Attracted by these sounds, fish larvae are more likely to settle on a noisy—and therefore healthy—reef.

Recognizing the warning signs of bleaching—which can include fluorescence, when reefs glow like a packet of highlighter pens—also helps conservationists react more quickly.

On a global scale, the Allen Coral Atlas is using hi-res satellite imagery to monitor reefs in exceptional detail, and processes regional data on a bi-weekly basis for areas that have been flagged by NOAA as having abnormally high temperatures.
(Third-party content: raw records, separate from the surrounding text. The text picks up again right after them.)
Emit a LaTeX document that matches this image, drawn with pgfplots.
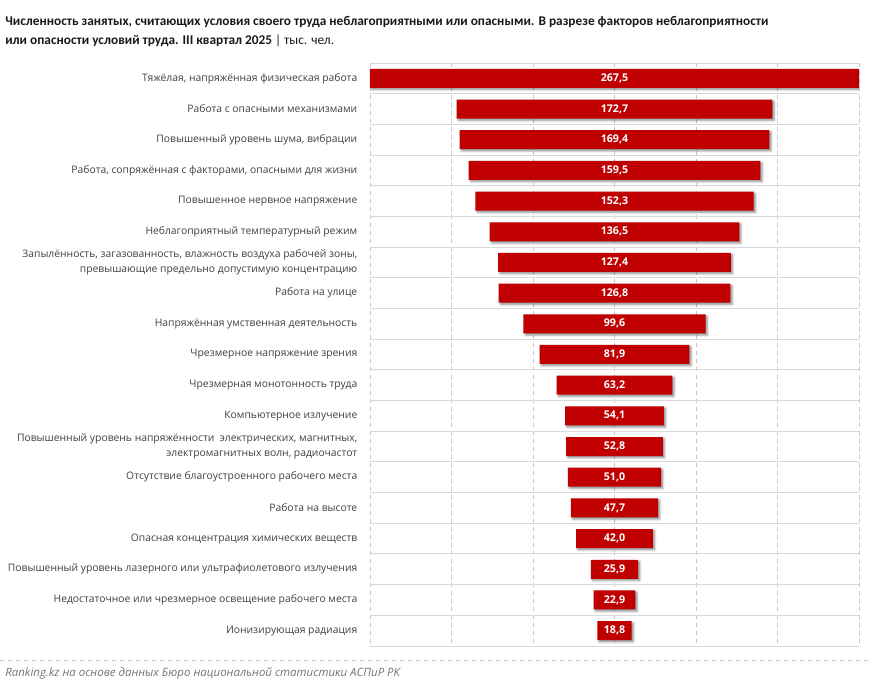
\documentclass[border=0pt]{standalone}
\usepackage{pgfplots}
\usepackage{pgfplotstable}
\pgfplotsset{compat=1.18}
\usepackage{fontspec}
\setmainfont{Open Sans}
\newfontfamily\titlefont{Carlito}
\usetikzlibrary{shadows.blur}
\definecolor{barred}{HTML}{C00000}
\definecolor{labgray}{HTML}{404040}
\definecolor{majgrid}{HTML}{C8C8C8}
\definecolor{mingrid}{HTML}{E8E8E8}
\definecolor{rowgrid}{HTML}{D9D9D9}
\pgfplotstableread{
row off val mid
0 0 267.5 133.75
1 47.4 172.7 133.75
2 49.05 169.4 133.75
3 54 159.5 133.75
4 57.6 152.3 133.75
5 65.5 136.5 133.75
6 70.05 127.4 133.75
7 70.35 126.8 133.75
8 83.95 99.6 133.75
9 92.8 81.9 133.75
10 102.15 63.2 133.75
11 106.7 54.1 133.75
12 107.35 52.8 133.75
13 108.25 51.0 133.75
14 109.9 47.7 133.75
15 112.75 42.0 133.75
16 120.8 25.9 133.75
17 122.3 22.9 133.75
18 124.35 18.8 133.75
}\data
\begin{document}
\begin{tikzpicture}
\useasboundingbox (0,0) rectangle (654pt,513.75pt);
\node[anchor=base west, inner sep=0pt, font=\titlefont\bfseries\fontsize{10pt}{12pt}\selectfont, text=black!90] at (3.75pt,494.5pt) {Численность занятых, считающих условия своего труда неблагоприятными или опасными. В разрезе факторов неблагоприятности};
\node[anchor=base west, inner sep=0pt, font=\titlefont\fontsize{10pt}{12pt}\selectfont, text=black!90] at (3.75pt,480pt) {\textbf{или опасности условий труда. III квартал 2025} | тыс. чел.};
\draw[dashed, color=majgrid, line width=0.6pt] (0,18.75pt) -- (654pt,18.75pt);
\node[anchor=base west, inner sep=0pt, font=\itshape\fontsize{8.6pt}{10pt}\selectfont, text=black!55] at (3.75pt,6.5pt) {Ranking.kz на основе данных Бюро национальной статистики АСПиР РК};
\begin{axis}[
  at={(277.5pt,29.25pt)}, anchor=south west, scale only axis,
  width=366.75pt, height=437.25pt,
  xmin=0, xmax=267.5, ymin=-0.5, ymax=18.5, y dir=reverse,
  xbar stacked, bar width=14.25pt,
  axis line style={draw=none},
  xtick={0,44.5833,89.1667,133.75,178.3333,222.9167,267.5},
  xticklabels={}, minor x tick num=4,
  xmajorgrids, xminorgrids,
  major x grid style={dashed, color=majgrid, line width=0.6pt},
  minor x grid style={solid, color=mingrid, line width=0.6pt},
  ytick={0,...,18},
  minor ytick={-0.5,0.5,...,18.5},
  yminorgrids,
  minor y grid style={solid, color=rowgrid, line width=0.7pt},
  major tick length=0pt, minor tick length=0pt,
  tick style={draw=none},
  yticklabel style={align=right, text=labgray, font=\fontsize{7.75pt}{11.3pt}\selectfont, xshift=-6pt},
  yticklabels={
    {Тяжёлая, напряжённая физическая работа},
    {Работа с опасными механизмами},
    {Повышенный уровень шума, вибрации},
    {Работа, сопряжённая с факторами, опасными для жизни},
    {Повышенное нервное напряжение},
    {Неблагоприятный температурный режим},
    {Запылённость, загазованность, влажность воздуха рабочей зоны,\\превышающие предельно допустимую концентрацию},
    {Работа на улице},
    {Напряжённая умственная деятельность},
    {Чрезмерное напряжение зрения},
    {Чрезмерная монотонность труда},
    {Компьютерное излучение},
    {Повышенный уровень напряжённости \ электрических, магнитных,\\электромагнитных волн, радиочастот},
    {Отсутствие благоустроенного рабочего места},
    {Работа на высоте},
    {Опасная концентрация химических веществ},
    {Повышенный уровень лазерного или ультрафиолетового излучения},
    {Недостаточное или чрезмерное освещение рабочего места},
    {Ионизирующая радиация}
  },
]
\addplot[draw=none, fill=none] table[x=off, y=row] \data;
\addplot[fill=barred, draw=none, blur shadow={shadow xshift=1.3pt, shadow yshift=-1.3pt, shadow blur radius=1.6pt, shadow opacity=45}] table[x=val, y=row] \data;
\end{axis}
\begin{axis}[
  at={(277.5pt,29.25pt)}, anchor=south west, scale only axis,
  width=366.75pt, height=437.25pt,
  xmin=0, xmax=267.5, ymin=-0.5, ymax=18.5, y dir=reverse,
  hide axis,
]
\addplot[draw=none, mark=none, point meta=explicit,
  nodes near coords={\pgfmathprintnumber[use comma, fixed, fixed zerofill, precision=1, assume math mode=true]{\pgfplotspointmeta}},
  every node near coord/.append style={anchor=center, text=white, font=\bfseries\fontsize{8pt}{10pt}\selectfont, inner sep=0pt}]
  table[x=mid, y=row, meta=val] \data;
\end{axis}
\end{tikzpicture}
\end{document}
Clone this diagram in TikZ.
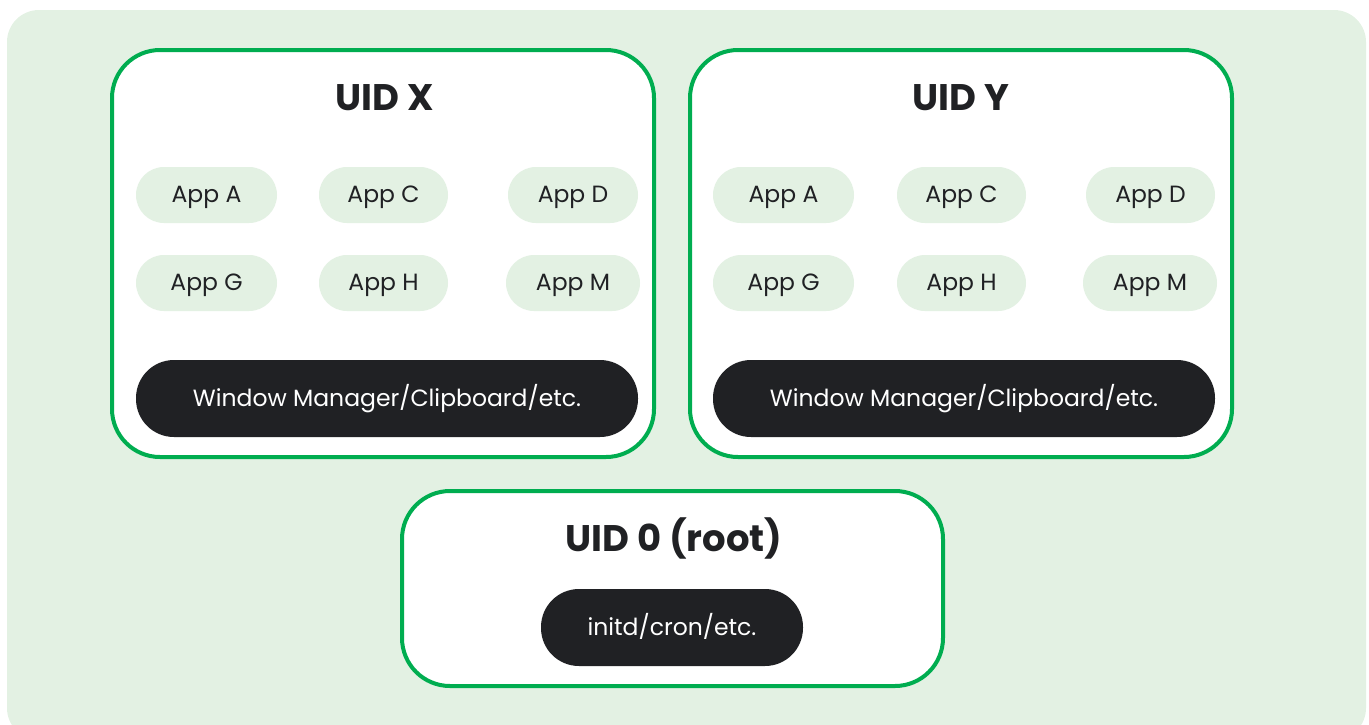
\documentclass[tikz,border=0pt]{standalone}
\usepackage{fontspec}
\setmainfont{Poppins}
\definecolor{bggreen}{HTML}{E3F1E3}
\definecolor{linegreen}{HTML}{00AD50}
\definecolor{darkbox}{HTML}{202124}
\begin{document}
\begin{tikzpicture}[x=1pt,y=-1pt,
  uidbox/.style={draw=linegreen,line width=4pt,fill=white,rounded corners=48pt,inner sep=0pt},
  apppill/.style={fill=bggreen,rounded corners=28pt,minimum height=56pt,inner sep=0pt,text=darkbox,font=\fontsize{23.5}{28}\selectfont,text depth=0pt,text height=15pt},
  darkpill/.style={fill=darkbox,rounded corners=38pt,minimum height=77pt,inner sep=0pt,text=white,font=\fontsize{23.5}{28}\selectfont,text depth=0pt,text height=15pt},
  title/.style={text=darkbox,font=\fontsize{37}{44}\selectfont\bfseries,inner sep=0pt}]
\useasboundingbox (0,0) rectangle (1369,724);
\fill[bggreen,rounded corners=32pt] (7,10) rectangle (1366,740);
% UID X
\node[uidbox,minimum width=542pt,minimum height=407pt] (bx) at (383,253.5) {};
\node[title] (tx) at (385,98) {UID X};
\node[apppill,minimum width=141pt] (xa) at (206.5,195) {App A};
\node[apppill,minimum width=129pt] (xc) at (383.5,195) {App C};
\node[apppill,minimum width=130pt] (xd) at (573,195) {App D};
\node[apppill,minimum width=141pt] (xg) at (206.5,283) {App G};
\node[apppill,minimum width=129pt] (xh) at (383.5,283) {App H};
\node[apppill,minimum width=134pt] (xm) at (573,283) {App M};
\node[darkpill,minimum width=502pt] (xw) at (387,398.5) {Window Manager/Clipboard/etc.};
% UID Y
\node[uidbox,minimum width=542pt,minimum height=407pt] (by) at (961,253.5) {};
\node[title] (ty) at (961,98) {UID Y};
\node[apppill,minimum width=141pt] (ya) at (783.5,195) {App A};
\node[apppill,minimum width=129pt] (yc) at (961.5,195) {App C};
\node[apppill,minimum width=129pt] (yd) at (1150.5,195) {App D};
\node[apppill,minimum width=141pt] (yg) at (783.5,283) {App G};
\node[apppill,minimum width=129pt] (yh) at (961.5,283) {App H};
\node[apppill,minimum width=134pt] (ym) at (1150,283) {App M};
\node[darkpill,minimum width=502pt] (yw) at (964,398.5) {Window Manager/Clipboard/etc.};
% UID 0
\node[uidbox,minimum width=541pt,minimum height=195pt] (b0) at (672.5,588.5) {};
\node[title] (t0) at (674,538) {UID 0 (root)};
\node[darkpill,minimum width=262pt] (i0) at (672,627.5) {initd/cron/etc.};
\end{tikzpicture}
\end{document}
Innovation alone won’t save reefs

But Regalado thinks we shouldn’t “bank on innovation” alone when the problem is so huge. Corals are being hammered by pollution, plastics, overfishing, coastal development, and more. Combined, these threats could be more than they can handle.

Edmiston agrees that science-backed innovation must sit alongside conservation measures like Marine Protected Areas (MPAs) which, when enforced, protect reefs from human-induced stressors. These don’t just benefit the protected areas, as marine life aren’t aware of MPA boundaries, and can “spill over from one area to another,” adds Regalado.

We shouldn’t “start writing the obituary of the ocean” just yet, says Edmiston. He believes we can reach the 30×30 target, a global effort to protect 30 percent of Earth’s land and sea by 2030, if everyone pulls together—but not without decarbonizing the economy and cutting the emissions that are driving rapid climate change.

But those cuts must come quickly.

“The only solution we have,” says Marcy, “is to buy time”.